• **WORK INSTRUCTIONS**
Set down the material below word for word, excluding the pictures.
***** SUPPLIED MATERIAL *****
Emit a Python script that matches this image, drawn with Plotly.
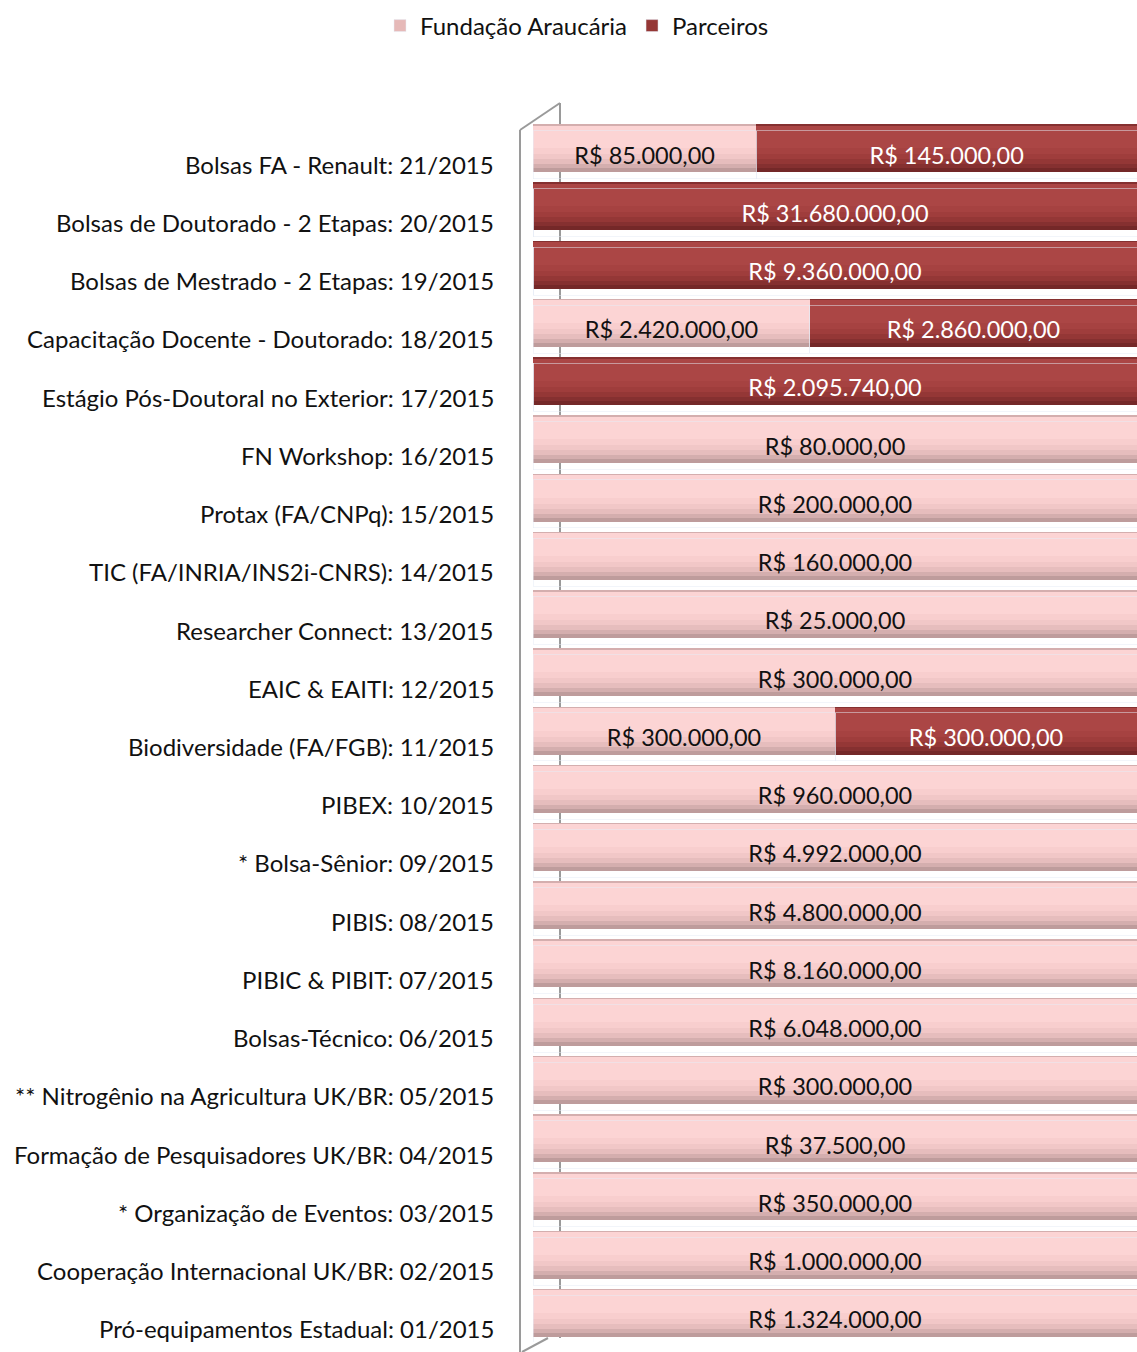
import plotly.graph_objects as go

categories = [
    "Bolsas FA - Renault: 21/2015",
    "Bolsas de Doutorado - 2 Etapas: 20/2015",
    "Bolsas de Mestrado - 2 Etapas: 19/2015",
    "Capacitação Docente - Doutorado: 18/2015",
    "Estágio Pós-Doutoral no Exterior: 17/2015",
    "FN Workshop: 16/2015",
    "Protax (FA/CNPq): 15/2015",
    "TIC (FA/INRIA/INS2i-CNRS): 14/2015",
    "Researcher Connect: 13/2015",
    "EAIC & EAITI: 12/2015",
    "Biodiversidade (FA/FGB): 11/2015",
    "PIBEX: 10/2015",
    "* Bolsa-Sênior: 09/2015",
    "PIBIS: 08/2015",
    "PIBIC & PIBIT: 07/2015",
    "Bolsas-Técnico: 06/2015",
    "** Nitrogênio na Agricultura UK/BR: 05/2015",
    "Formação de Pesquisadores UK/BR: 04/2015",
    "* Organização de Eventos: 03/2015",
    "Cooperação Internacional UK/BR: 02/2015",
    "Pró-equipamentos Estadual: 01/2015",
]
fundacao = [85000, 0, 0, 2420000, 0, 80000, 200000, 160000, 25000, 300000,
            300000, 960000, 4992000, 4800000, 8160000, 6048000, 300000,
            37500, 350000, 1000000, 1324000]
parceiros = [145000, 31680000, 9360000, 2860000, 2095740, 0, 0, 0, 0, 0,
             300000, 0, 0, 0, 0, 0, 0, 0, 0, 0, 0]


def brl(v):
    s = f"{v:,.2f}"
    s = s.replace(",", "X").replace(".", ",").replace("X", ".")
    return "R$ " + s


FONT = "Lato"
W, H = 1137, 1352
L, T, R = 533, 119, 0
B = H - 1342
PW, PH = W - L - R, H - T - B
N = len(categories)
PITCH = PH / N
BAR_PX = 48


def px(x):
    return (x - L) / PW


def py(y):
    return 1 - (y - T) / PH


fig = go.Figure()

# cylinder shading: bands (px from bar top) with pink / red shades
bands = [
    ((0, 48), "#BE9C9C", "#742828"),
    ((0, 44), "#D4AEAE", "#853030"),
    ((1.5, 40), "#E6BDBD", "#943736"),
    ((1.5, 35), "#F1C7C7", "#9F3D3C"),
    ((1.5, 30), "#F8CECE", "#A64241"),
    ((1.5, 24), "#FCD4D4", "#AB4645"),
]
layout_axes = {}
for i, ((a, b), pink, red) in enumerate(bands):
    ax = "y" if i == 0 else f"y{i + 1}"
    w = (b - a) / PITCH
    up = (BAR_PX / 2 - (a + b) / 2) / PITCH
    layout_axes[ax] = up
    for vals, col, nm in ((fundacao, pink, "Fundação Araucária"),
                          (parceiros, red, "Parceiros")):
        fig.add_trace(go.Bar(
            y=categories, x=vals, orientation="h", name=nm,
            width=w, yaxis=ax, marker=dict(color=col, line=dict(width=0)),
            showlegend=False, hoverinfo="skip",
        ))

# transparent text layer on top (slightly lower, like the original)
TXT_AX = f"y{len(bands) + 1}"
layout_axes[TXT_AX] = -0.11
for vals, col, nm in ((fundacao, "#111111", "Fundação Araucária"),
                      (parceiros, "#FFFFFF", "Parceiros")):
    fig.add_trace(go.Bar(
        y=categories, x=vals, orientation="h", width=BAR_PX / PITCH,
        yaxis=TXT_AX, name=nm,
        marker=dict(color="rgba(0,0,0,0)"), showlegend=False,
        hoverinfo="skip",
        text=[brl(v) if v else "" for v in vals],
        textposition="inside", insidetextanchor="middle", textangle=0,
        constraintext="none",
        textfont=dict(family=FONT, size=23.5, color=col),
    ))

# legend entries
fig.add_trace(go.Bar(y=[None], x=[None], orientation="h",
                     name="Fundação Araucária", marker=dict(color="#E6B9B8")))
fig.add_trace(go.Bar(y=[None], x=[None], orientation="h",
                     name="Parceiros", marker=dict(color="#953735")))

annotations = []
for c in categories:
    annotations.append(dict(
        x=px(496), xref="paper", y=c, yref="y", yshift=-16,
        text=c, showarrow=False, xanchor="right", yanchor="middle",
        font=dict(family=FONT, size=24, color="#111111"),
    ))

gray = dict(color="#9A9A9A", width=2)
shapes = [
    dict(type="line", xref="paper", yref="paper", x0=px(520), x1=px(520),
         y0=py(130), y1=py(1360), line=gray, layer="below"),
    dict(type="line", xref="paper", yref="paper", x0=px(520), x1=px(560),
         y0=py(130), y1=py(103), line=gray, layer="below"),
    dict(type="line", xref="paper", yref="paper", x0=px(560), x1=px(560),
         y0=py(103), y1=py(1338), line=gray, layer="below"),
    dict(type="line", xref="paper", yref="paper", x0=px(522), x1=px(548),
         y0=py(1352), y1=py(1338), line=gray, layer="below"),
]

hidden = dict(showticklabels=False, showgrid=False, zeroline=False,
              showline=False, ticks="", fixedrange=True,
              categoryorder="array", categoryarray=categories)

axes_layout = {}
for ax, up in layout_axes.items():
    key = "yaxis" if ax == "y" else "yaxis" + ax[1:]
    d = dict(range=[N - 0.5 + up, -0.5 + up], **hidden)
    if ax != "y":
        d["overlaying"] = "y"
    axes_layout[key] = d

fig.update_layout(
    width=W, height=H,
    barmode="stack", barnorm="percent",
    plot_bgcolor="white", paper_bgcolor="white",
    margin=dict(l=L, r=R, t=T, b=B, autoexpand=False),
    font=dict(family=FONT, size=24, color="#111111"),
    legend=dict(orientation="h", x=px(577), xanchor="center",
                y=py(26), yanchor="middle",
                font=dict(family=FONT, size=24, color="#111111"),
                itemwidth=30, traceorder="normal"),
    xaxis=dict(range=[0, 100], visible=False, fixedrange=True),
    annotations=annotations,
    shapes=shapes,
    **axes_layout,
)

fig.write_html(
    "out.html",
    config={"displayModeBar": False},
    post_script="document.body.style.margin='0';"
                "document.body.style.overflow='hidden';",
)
*****
• **OUTPUT FOR THIS EXERCISE**
Emit a Python script that matches this image, drawn with Plotly.
import plotly.graph_objects as go

categories = [
    "Bolsas FA - Renault: 21/2015",
    "Bolsas de Doutorado - 2 Etapas: 20/2015",
    "Bolsas de Mestrado - 2 Etapas: 19/2015",
    "Capacitação Docente - Doutorado: 18/2015",
    "Estágio Pós-Doutoral no Exterior: 17/2015",
    "FN Workshop: 16/2015",
    "Protax (FA/CNPq): 15/2015",
    "TIC (FA/INRIA/INS2i-CNRS): 14/2015",
    "Researcher Connect: 13/2015",
    "EAIC & EAITI: 12/2015",
    "Biodiversidade (FA/FGB): 11/2015",
    "PIBEX: 10/2015",
    "* Bolsa-Sênior: 09/2015",
    "PIBIS: 08/2015",
    "PIBIC & PIBIT: 07/2015",
    "Bolsas-Técnico: 06/2015",
    "** Nitrogênio na Agricultura UK/BR: 05/2015",
    "Formação de Pesquisadores UK/BR: 04/2015",
    "* Organização de Eventos: 03/2015",
    "Cooperação Internacional UK/BR: 02/2015",
    "Pró-equipamentos Estadual: 01/2015",
]
fundacao = [85000, 0, 0, 2420000, 0, 80000, 200000, 160000, 25000, 300000,
            300000, 960000, 4992000, 4800000, 8160000, 6048000, 300000,
            37500, 350000, 1000000, 1324000]
parceiros = [145000, 31680000, 9360000, 2860000, 2095740, 0, 0, 0, 0, 0,
             300000, 0, 0, 0, 0, 0, 0, 0, 0, 0, 0]


def brl(v):
    s = f"{v:,.2f}"
    s = s.replace(",", "X").replace(".", ",").replace("X", ".")
    return "R$ " + s


FONT = "Lato"
W, H = 1137, 1352
L, T, R = 533, 119, 0
B = H - 1342
PW, PH = W - L - R, H - T - B
N = len(categories)
PITCH = PH / N
BAR_PX = 48


def px(x):
    return (x - L) / PW


def py(y):
    return 1 - (y - T) / PH


fig = go.Figure()

# cylinder shading: bands (px from bar top) with pink / red shades
bands = [
    ((0, 48), "#BE9C9C", "#742828"),
    ((0, 44), "#D4AEAE", "#853030"),
    ((1.5, 40), "#E6BDBD", "#943736"),
    ((1.5, 35), "#F1C7C7", "#9F3D3C"),
    ((1.5, 30), "#F8CECE", "#A64241"),
    ((1.5, 24), "#FCD4D4", "#AB4645"),
]
layout_axes = {}
for i, ((a, b), pink, red) in enumerate(bands):
    ax = "y" if i == 0 else f"y{i + 1}"
    w = (b - a) / PITCH
    up = (BAR_PX / 2 - (a + b) / 2) / PITCH
    layout_axes[ax] = up
    for vals, col, nm in ((fundacao, pink, "Fundação Araucária"),
                          (parceiros, red, "Parceiros")):
        fig.add_trace(go.Bar(
            y=categories, x=vals, orientation="h", name=nm,
            width=w, yaxis=ax, marker=dict(color=col, line=dict(width=0)),
            showlegend=False, hoverinfo="skip",
        ))

# transparent text layer on top (slightly lower, like the original)
TXT_AX = f"y{len(bands) + 1}"
layout_axes[TXT_AX] = -0.11
for vals, col, nm in ((fundacao, "#111111", "Fundação Araucária"),
                      (parceiros, "#FFFFFF", "Parceiros")):
    fig.add_trace(go.Bar(
        y=categories, x=vals, orientation="h", width=BAR_PX / PITCH,
        yaxis=TXT_AX, name=nm,
        marker=dict(color="rgba(0,0,0,0)"), showlegend=False,
        hoverinfo="skip",
        text=[brl(v) if v else "" for v in vals],
        textposition="inside", insidetextanchor="middle", textangle=0,
        constraintext="none",
        textfont=dict(family=FONT, size=23.5, color=col),
    ))

# legend entries
fig.add_trace(go.Bar(y=[None], x=[None], orientation="h",
                     name="Fundação Araucária", marker=dict(color="#E6B9B8")))
fig.add_trace(go.Bar(y=[None], x=[None], orientation="h",
                     name="Parceiros", marker=dict(color="#953735")))

annotations = []
for c in categories:
    annotations.append(dict(
        x=px(496), xref="paper", y=c, yref="y", yshift=-16,
        text=c, showarrow=False, xanchor="right", yanchor="middle",
        font=dict(family=FONT, size=24, color="#111111"),
    ))

gray = dict(color="#9A9A9A", width=2)
shapes = [
    dict(type="line", xref="paper", yref="paper", x0=px(520), x1=px(520),
         y0=py(130), y1=py(1360), line=gray, layer="below"),
    dict(type="line", xref="paper", yref="paper", x0=px(520), x1=px(560),
         y0=py(130), y1=py(103), line=gray, layer="below"),
    dict(type="line", xref="paper", yref="paper", x0=px(560), x1=px(560),
         y0=py(103), y1=py(1338), line=gray, layer="below"),
    dict(type="line", xref="paper", yref="paper", x0=px(522), x1=px(548),
         y0=py(1352), y1=py(1338), line=gray, layer="below"),
]

hidden = dict(showticklabels=False, showgrid=False, zeroline=False,
              showline=False, ticks="", fixedrange=True,
              categoryorder="array", categoryarray=categories)

axes_layout = {}
for ax, up in layout_axes.items():
    key = "yaxis" if ax == "y" else "yaxis" + ax[1:]
    d = dict(range=[N - 0.5 + up, -0.5 + up], **hidden)
    if ax != "y":
        d["overlaying"] = "y"
    axes_layout[key] = d

fig.update_layout(
    width=W, height=H,
    barmode="stack", barnorm="percent",
    plot_bgcolor="white", paper_bgcolor="white",
    margin=dict(l=L, r=R, t=T, b=B, autoexpand=False),
    font=dict(family=FONT, size=24, color="#111111"),
    legend=dict(orientation="h", x=px(577), xanchor="center",
                y=py(26), yanchor="middle",
                font=dict(family=FONT, size=24, color="#111111"),
                itemwidth=30, traceorder="normal"),
    xaxis=dict(range=[0, 100], visible=False, fixedrange=True),
    annotations=annotations,
    shapes=shapes,
    **axes_layout,
)

fig.write_html(
    "out.html",
    config={"displayModeBar": False},
    post_script="document.body.style.margin='0';"
                "document.body.style.overflow='hidden';",
)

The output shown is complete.